In a joint family it is generally the man stays with his parents, and brothers and sisters after getting grown up. By getting married he brings a woman in a house with many other family members, each having their own habits and expectations. It takes a lot for the new comer to adjust and accommodate within the new family. For a grown up individual, it is difficult to adjust not only with the person you marry but also the in-law family. In most of the cases the person, and it is a woman, who joins the family is expected to do all the adjustments with very little consideration from the other side for her personality, upbringing and basic character. It is always her duty to adjust to the whims and fancies of the family she joins under all odds. Even only in this way she can prove her worth well as a good wife.

In my opinion it would be easier for the girl to accept the in-law family if and only if the in-law family accepts her as she is without trying to change her characteristics. This reciprocal respect for each other would have smoothened the tension between the new comer and the in-law family quite a lot. We should be compassionate and understanding, and we should accept the person as is in all kind of relationship. That is a pillar of a successful family life and even friendship. But alas! Do we still really think in this way and how long will it take to think in this way?

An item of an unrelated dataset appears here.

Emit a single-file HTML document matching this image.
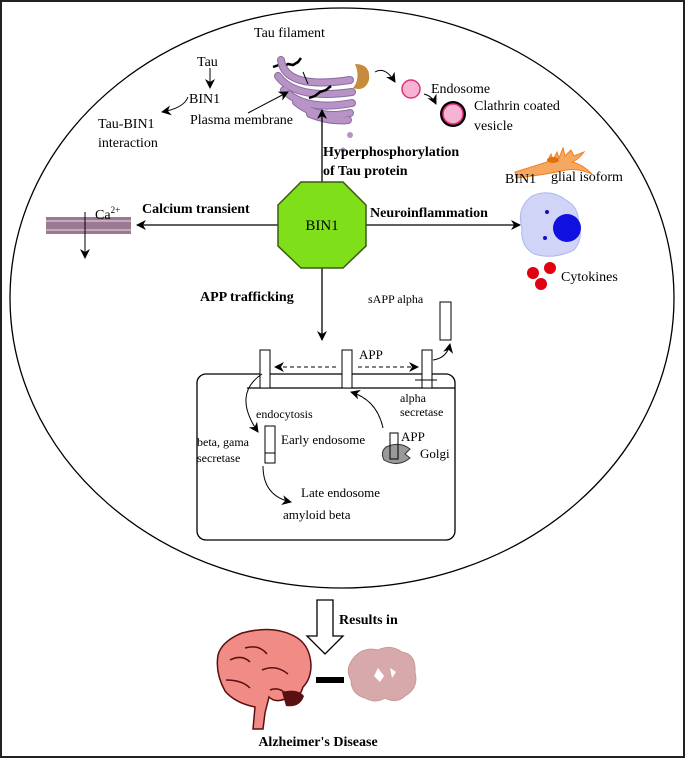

Anyway, I will not say the days were just full of joys, and free from problems or sorrows. But as I mentioned earlier all these together make the life. I lost my Nana in 1967. I lost my first teacher in my life – the teacher who is not substitutable - the teacher who gave me the lessons to face the life – the teacher who taught me that time never comes back. I can understand now how big the loss was for me. Being Nana alive a few years more I might not have come to Dhaka after finishing the school, Rangpur Zilla School . My career could have been totally different.  I might have been at another place, and not in Norway .

Time passed away. 1971 is the year of independence – independence of Bangladesh from Pakistan - after a war against the Pakistani occupational forces from March 26 (Independence Day of Bangladesh) to December 16 (Victory Day of Bangladesh). I will never forget the horror of these days – the days of the war for freedom, the war for independence. It was a war against occupation - war against suppression. It was a war to have the freedom to practice Bangali culture and traditions, to talk in my own mother language, Bangla. It was a war for democracy and human right. It was a war for freedom of speech. The war is still there - we are far away from achieving the goal - just the warfield is different and the form of the war is different. I am an oppurtunist who left Bangladesh without helping her, my motherland - thinking of my own happiness only. But I will request those "Muktijoddhas" (freedom fighters) who fought for the independence of Bangladesh, please invite the new generation in this war, and I am sure we will win someday.

I finished my last school examination in 1972 (the exam was supposed to be in 1971, but postponed due to the war) and moved to Dhaka for attending Dhaka College . There starts another time in my life – a time full of struggle.

The life of Dhaka College from 1973 to 1974 was not really a nice one. It was full of struggle – struggle for accepting the new reality.  I spent lots of time in unproductive activities (not unlawful activities). I was in the end of the teens, trying to become a man. I was trying for the freedom of life which was not achievable. I was revolting against my fate, but without any result. Anyway, these two years just passed in a total unrest, and at least I survived. May be it is only because I am a survivor. I don’t have many (good) memories from that particular time which I can share with you. So I will just jump over to the new life at the Jahangirnagar University – the new time which starts from January 13 1975. And that is where it starts “Another Time Another Place” in my life.